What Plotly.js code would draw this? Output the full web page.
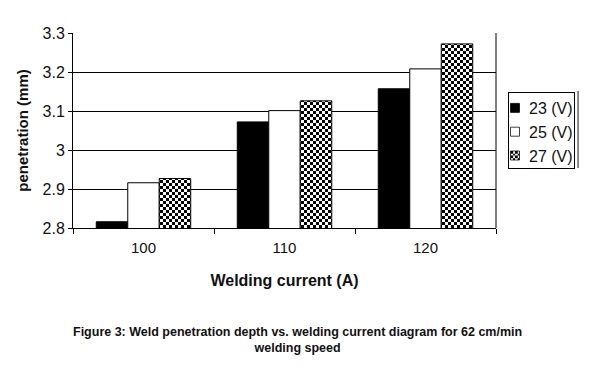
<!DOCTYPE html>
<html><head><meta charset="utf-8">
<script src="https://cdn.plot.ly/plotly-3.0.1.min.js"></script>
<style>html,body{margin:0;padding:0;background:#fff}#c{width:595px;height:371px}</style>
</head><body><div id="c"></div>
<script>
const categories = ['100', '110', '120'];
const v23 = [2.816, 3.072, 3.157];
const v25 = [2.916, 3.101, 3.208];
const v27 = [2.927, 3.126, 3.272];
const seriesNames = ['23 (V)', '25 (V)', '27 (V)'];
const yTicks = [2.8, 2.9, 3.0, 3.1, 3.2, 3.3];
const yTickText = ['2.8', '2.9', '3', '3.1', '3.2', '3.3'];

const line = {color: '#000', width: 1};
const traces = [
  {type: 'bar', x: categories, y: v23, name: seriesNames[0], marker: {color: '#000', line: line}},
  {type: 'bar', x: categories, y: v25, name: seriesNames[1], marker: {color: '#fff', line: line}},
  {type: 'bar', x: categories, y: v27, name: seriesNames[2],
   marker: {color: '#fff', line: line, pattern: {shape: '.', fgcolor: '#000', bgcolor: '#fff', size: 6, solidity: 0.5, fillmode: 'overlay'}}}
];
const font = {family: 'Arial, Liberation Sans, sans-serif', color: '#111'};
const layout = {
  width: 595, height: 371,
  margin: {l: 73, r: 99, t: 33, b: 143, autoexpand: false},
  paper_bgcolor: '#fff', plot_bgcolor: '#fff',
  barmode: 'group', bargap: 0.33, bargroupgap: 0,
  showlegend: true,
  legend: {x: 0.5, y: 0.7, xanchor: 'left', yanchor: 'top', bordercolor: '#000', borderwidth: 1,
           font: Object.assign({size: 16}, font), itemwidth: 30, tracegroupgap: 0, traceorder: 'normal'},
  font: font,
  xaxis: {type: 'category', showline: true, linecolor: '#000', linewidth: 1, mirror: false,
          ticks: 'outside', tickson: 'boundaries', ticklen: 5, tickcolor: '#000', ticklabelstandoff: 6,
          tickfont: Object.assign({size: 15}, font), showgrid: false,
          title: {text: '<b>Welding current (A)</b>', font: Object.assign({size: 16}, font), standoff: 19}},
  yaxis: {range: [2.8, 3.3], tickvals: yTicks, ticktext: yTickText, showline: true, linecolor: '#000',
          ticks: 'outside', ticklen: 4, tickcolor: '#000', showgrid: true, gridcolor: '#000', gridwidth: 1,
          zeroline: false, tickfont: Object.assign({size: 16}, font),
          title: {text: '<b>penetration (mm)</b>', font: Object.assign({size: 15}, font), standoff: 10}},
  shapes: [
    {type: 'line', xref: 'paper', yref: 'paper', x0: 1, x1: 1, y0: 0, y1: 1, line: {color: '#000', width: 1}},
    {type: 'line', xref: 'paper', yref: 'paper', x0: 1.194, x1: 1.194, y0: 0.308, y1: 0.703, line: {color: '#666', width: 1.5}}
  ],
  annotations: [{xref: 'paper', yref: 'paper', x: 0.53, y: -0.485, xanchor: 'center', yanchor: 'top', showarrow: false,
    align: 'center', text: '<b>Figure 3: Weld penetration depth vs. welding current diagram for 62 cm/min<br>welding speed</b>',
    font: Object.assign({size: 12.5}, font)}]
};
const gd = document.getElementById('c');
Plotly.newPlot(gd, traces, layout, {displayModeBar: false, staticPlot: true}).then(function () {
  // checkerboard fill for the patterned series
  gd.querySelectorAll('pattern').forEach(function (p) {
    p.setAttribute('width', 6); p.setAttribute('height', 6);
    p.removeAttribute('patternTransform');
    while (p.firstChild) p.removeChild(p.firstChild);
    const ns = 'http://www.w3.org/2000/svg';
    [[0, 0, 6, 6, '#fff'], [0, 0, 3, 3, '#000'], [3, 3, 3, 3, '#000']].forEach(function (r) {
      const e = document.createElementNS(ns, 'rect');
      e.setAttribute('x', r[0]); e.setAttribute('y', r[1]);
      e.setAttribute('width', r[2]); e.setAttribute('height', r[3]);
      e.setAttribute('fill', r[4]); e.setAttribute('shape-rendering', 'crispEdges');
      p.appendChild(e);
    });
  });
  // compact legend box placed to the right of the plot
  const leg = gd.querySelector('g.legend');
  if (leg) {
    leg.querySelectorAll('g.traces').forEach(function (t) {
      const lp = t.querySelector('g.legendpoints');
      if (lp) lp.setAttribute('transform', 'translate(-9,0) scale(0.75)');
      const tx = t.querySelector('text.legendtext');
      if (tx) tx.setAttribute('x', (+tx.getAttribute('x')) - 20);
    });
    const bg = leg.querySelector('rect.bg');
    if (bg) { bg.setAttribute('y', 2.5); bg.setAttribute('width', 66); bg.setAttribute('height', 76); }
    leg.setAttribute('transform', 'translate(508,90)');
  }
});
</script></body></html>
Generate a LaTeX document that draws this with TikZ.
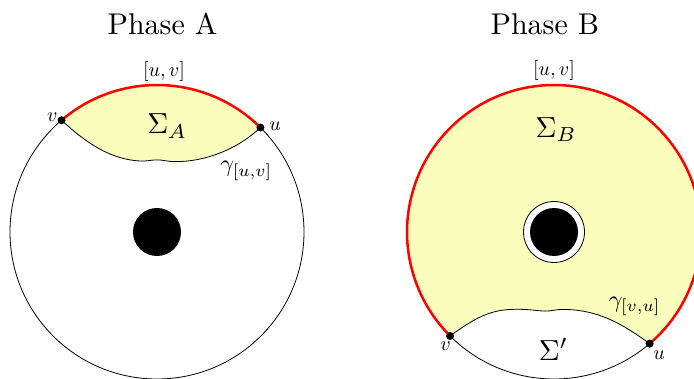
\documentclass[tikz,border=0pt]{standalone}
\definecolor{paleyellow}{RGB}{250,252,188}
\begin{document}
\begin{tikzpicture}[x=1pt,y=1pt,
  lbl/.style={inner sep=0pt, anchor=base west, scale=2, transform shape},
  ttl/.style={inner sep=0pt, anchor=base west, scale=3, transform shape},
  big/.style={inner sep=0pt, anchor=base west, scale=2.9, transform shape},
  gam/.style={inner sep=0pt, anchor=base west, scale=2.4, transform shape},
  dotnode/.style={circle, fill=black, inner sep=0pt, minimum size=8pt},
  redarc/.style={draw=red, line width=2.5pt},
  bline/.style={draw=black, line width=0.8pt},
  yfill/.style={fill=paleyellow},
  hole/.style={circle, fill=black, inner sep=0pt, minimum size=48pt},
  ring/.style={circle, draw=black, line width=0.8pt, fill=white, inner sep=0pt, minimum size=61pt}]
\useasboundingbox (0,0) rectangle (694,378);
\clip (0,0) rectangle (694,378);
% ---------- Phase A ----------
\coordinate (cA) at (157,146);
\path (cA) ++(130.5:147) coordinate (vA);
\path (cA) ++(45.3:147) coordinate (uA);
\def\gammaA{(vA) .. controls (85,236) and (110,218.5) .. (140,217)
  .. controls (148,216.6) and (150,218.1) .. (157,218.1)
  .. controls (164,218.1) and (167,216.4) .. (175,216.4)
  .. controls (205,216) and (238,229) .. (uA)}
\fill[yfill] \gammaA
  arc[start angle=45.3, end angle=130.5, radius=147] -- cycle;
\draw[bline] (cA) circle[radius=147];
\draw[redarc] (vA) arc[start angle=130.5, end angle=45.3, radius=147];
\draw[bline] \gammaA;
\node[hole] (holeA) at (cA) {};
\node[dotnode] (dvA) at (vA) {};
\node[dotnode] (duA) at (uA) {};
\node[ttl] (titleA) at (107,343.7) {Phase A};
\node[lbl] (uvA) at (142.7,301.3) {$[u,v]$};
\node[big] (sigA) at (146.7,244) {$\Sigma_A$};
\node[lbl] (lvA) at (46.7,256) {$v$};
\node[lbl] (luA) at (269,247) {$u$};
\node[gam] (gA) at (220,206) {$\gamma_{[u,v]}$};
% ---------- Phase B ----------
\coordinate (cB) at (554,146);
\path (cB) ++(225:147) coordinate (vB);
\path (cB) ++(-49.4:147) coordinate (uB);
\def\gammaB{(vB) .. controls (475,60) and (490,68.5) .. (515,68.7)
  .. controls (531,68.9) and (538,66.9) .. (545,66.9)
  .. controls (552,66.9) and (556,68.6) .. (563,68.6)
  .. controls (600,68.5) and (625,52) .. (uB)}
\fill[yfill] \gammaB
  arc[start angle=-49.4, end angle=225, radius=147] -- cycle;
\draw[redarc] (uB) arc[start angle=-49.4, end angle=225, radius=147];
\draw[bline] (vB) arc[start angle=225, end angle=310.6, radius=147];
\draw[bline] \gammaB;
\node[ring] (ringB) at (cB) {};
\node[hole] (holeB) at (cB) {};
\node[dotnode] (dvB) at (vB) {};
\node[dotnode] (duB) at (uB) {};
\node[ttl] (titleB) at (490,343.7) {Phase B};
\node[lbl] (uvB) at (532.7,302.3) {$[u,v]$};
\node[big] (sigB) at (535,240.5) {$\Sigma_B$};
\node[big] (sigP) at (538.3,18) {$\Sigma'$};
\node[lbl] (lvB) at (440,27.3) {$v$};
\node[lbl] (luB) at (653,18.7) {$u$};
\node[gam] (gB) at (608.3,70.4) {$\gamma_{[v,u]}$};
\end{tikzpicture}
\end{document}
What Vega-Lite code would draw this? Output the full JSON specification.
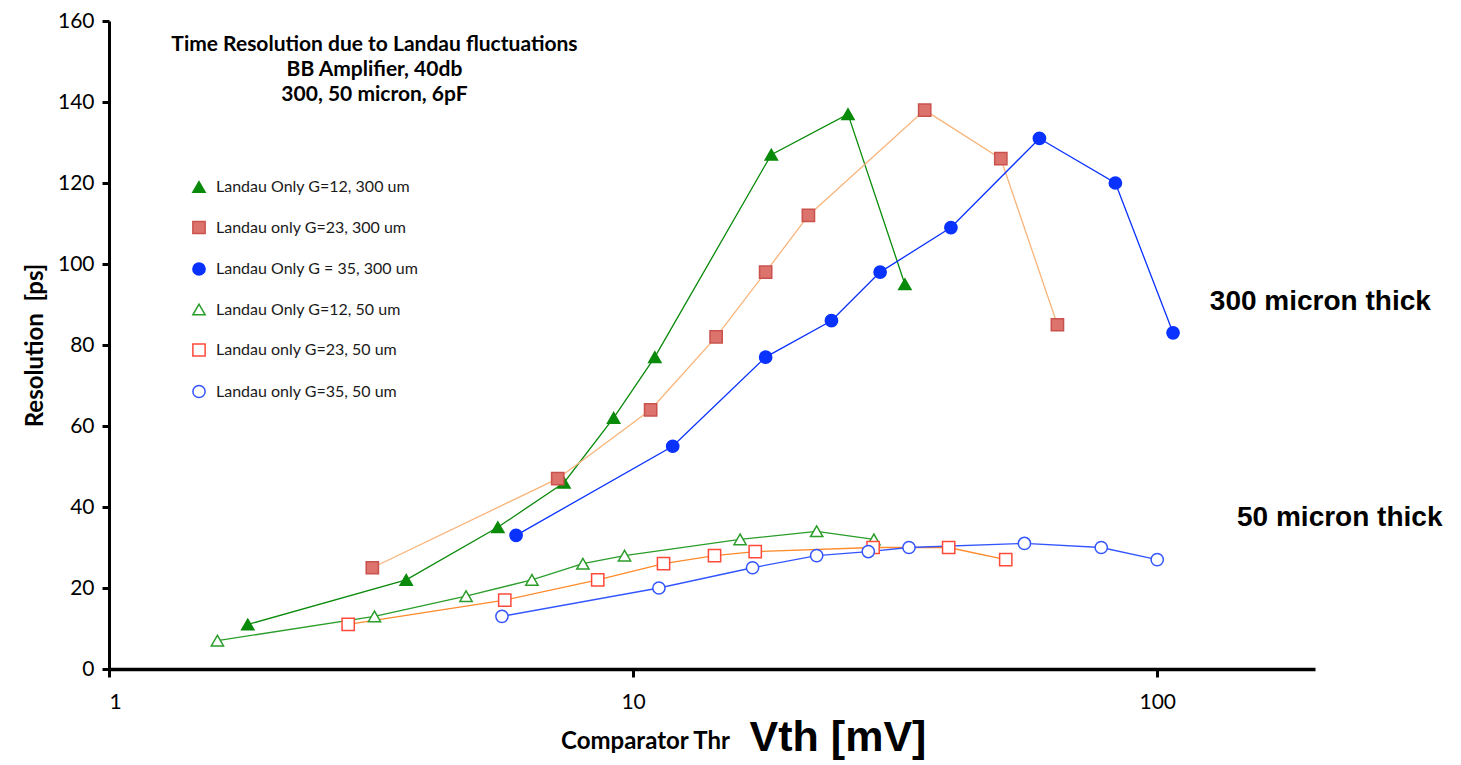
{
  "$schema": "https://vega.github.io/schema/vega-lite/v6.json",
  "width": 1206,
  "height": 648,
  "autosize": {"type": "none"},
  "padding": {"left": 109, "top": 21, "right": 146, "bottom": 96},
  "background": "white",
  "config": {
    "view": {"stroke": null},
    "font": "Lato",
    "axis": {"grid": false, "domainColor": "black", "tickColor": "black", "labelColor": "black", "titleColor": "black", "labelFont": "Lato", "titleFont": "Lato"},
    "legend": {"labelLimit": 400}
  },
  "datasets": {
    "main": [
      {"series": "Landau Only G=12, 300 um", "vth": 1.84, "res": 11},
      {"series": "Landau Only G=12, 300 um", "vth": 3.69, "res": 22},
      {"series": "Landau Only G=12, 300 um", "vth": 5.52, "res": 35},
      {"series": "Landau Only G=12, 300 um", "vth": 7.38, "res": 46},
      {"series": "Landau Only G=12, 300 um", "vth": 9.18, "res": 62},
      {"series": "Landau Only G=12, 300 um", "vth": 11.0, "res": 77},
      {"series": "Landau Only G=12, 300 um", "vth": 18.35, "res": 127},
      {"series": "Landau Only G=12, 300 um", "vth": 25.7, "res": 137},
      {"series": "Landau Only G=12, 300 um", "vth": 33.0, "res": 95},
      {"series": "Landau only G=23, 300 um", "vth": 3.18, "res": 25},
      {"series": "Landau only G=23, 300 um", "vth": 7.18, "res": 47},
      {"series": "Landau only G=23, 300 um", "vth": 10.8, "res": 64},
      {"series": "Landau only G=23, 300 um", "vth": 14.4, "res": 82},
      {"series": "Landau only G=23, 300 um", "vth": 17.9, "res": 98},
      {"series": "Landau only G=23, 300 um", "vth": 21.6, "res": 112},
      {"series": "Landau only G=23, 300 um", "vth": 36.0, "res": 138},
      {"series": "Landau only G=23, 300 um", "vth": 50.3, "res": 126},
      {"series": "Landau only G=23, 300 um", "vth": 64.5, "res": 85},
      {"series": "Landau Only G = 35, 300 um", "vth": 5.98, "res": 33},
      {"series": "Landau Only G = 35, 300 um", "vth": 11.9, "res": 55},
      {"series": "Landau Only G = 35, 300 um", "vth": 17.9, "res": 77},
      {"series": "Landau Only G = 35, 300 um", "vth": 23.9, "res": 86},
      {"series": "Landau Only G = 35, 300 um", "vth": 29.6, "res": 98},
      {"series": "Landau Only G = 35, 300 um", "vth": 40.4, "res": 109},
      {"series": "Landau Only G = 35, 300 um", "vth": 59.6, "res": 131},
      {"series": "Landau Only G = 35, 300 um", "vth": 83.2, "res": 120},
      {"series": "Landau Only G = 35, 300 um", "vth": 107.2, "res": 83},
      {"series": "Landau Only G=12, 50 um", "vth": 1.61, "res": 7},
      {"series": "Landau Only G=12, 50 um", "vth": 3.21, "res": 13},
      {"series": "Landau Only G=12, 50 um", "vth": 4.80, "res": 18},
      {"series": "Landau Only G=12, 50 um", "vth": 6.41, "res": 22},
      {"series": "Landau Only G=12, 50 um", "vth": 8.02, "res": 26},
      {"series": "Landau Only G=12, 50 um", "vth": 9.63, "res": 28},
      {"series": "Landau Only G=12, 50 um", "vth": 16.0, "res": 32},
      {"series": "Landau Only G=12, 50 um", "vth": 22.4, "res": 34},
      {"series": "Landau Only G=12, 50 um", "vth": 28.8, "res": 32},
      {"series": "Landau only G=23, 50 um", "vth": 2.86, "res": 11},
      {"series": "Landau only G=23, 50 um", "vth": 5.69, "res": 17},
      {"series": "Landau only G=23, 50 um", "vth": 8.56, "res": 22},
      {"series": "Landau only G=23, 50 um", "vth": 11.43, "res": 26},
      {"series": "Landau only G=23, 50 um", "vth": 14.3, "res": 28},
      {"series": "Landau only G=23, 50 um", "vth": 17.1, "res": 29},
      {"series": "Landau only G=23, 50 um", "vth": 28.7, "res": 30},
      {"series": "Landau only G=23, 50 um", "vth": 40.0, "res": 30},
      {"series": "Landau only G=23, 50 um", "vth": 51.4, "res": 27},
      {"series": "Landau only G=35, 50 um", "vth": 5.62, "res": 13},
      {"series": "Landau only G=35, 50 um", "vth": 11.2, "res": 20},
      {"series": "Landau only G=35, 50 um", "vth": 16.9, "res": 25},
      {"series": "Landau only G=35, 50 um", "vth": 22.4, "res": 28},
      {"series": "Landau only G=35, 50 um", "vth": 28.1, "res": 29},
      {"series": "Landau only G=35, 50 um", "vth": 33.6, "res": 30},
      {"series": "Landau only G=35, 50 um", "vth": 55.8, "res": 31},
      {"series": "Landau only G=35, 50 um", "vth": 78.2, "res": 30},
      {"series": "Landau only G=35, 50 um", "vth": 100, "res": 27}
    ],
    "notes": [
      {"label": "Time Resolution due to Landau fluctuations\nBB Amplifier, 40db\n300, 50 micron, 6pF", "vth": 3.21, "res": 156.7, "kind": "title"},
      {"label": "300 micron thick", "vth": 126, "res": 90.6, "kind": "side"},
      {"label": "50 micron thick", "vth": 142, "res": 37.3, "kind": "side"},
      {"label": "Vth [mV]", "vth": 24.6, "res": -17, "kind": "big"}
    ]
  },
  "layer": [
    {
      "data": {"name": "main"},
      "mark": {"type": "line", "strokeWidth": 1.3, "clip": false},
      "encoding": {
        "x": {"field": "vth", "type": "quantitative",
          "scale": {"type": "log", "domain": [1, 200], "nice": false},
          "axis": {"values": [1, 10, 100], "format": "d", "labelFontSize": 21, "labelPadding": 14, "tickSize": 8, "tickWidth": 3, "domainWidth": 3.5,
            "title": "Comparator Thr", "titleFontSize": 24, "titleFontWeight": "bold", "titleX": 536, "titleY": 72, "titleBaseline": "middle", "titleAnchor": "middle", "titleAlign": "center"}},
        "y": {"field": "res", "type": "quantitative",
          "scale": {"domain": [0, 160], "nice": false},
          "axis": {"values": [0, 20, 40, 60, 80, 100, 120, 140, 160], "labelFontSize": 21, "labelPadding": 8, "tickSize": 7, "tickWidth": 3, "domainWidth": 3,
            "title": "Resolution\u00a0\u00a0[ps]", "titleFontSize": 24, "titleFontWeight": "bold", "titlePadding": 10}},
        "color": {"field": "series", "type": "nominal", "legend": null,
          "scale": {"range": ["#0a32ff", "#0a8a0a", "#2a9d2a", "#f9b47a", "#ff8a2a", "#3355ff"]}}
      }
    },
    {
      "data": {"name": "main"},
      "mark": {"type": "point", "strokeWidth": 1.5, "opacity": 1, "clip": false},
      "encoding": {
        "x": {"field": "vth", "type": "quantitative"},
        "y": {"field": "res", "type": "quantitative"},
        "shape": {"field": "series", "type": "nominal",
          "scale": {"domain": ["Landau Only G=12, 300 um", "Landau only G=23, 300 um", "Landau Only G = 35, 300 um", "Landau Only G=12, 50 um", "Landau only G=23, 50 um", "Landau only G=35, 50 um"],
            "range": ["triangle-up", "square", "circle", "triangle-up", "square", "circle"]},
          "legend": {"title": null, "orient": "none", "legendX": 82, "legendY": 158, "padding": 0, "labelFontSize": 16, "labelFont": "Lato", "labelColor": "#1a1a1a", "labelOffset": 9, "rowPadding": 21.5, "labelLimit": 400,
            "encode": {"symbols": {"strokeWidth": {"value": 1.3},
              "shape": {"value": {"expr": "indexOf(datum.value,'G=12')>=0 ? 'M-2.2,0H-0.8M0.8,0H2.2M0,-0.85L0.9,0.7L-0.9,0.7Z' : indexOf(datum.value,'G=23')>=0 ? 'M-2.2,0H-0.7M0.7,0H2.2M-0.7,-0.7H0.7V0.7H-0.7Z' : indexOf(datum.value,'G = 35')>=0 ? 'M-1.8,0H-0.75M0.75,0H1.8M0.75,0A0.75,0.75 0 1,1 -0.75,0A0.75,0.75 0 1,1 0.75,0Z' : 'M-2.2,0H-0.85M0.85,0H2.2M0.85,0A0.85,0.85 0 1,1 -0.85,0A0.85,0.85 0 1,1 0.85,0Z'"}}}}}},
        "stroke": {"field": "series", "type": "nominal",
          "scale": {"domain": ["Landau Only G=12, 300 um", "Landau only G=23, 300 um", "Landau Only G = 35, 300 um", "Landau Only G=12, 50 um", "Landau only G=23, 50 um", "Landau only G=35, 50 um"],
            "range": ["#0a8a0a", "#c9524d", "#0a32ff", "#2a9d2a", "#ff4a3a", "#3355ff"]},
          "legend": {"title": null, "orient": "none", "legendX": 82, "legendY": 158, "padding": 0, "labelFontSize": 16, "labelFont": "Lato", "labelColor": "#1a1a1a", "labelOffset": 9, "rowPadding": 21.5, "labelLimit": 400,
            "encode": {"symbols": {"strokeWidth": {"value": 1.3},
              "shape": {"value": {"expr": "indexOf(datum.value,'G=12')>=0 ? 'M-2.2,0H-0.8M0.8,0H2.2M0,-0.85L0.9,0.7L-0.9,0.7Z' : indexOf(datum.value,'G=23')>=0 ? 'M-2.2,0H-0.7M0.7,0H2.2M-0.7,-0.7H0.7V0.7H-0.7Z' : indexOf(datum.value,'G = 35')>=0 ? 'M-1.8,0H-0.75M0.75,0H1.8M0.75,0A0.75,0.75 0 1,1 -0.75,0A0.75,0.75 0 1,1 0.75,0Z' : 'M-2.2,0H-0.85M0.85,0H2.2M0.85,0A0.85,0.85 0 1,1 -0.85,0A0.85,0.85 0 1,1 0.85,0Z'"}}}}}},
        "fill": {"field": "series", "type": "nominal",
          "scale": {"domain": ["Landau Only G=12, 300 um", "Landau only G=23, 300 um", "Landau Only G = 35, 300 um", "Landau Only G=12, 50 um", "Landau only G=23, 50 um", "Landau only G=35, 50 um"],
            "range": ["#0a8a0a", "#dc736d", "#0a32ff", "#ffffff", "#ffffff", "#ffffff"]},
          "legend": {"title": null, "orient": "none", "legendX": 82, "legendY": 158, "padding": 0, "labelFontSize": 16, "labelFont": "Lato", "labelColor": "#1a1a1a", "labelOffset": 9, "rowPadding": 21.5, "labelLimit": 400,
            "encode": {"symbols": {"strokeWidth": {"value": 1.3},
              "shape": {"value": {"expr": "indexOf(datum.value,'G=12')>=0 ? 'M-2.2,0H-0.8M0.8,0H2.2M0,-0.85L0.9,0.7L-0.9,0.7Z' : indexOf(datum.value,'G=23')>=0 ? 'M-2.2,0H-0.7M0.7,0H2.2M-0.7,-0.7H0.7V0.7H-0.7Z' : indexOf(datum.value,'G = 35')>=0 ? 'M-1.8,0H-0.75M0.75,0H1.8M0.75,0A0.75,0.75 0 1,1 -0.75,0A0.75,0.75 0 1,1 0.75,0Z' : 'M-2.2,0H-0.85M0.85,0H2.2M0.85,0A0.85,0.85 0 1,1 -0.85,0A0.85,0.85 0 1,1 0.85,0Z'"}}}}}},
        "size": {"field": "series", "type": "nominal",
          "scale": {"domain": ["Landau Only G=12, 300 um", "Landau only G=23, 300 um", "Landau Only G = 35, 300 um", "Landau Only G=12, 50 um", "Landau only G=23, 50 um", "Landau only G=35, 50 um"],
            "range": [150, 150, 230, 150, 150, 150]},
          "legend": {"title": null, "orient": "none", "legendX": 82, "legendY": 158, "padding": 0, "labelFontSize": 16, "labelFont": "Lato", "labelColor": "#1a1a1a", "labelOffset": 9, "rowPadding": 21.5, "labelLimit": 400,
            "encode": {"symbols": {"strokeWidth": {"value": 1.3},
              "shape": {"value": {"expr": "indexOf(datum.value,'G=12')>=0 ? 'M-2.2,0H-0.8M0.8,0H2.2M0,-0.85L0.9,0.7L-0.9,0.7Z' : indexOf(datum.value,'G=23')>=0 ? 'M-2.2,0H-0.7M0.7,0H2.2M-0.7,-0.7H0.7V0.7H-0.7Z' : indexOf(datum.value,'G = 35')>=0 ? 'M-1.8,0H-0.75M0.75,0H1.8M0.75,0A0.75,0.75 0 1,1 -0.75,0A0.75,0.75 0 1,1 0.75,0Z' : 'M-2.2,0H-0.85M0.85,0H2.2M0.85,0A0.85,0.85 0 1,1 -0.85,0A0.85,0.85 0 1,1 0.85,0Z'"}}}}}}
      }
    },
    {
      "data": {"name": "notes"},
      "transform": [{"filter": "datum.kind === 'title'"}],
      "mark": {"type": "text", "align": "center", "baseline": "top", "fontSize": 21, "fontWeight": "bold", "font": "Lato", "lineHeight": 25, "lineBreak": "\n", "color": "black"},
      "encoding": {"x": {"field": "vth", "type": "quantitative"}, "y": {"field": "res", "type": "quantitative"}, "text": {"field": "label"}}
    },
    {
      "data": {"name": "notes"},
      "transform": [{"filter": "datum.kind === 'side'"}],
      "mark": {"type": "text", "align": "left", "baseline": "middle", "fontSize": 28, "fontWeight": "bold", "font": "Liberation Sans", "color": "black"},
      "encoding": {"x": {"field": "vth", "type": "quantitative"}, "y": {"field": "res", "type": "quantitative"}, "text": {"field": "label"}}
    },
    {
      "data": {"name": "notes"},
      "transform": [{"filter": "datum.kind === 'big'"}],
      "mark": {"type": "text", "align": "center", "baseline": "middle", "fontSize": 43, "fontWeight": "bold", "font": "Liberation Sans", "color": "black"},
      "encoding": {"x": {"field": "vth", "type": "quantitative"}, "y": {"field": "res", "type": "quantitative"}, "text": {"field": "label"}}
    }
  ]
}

────────────────────────────────────────

Reproduce the material above from its first line through the line containing "const yTickText = ['2.8', '2.9', '3', '3.1', '3.2', '3.3'];", both ends included, and skip every picture.

What Plotly.js code would draw this? Output the full web page.
<!DOCTYPE html>
<html><head><meta charset="utf-8">
<script src="https://cdn.plot.ly/plotly-3.0.1.min.js"></script>
<style>html,body{margin:0;padding:0;background:#fff}#c{width:595px;height:371px}</style>
</head><body><div id="c"></div>
<script>
const categories = ['100', '110', '120'];
const v23 = [2.816, 3.072, 3.157];
const v25 = [2.916, 3.101, 3.208];
const v27 = [2.927, 3.126, 3.272];
const seriesNames = ['23 (V)', '25 (V)', '27 (V)'];
const yTicks = [2.8, 2.9, 3.0, 3.1, 3.2, 3.3];
const yTickText = ['2.8', '2.9', '3', '3.1', '3.2', '3.3'];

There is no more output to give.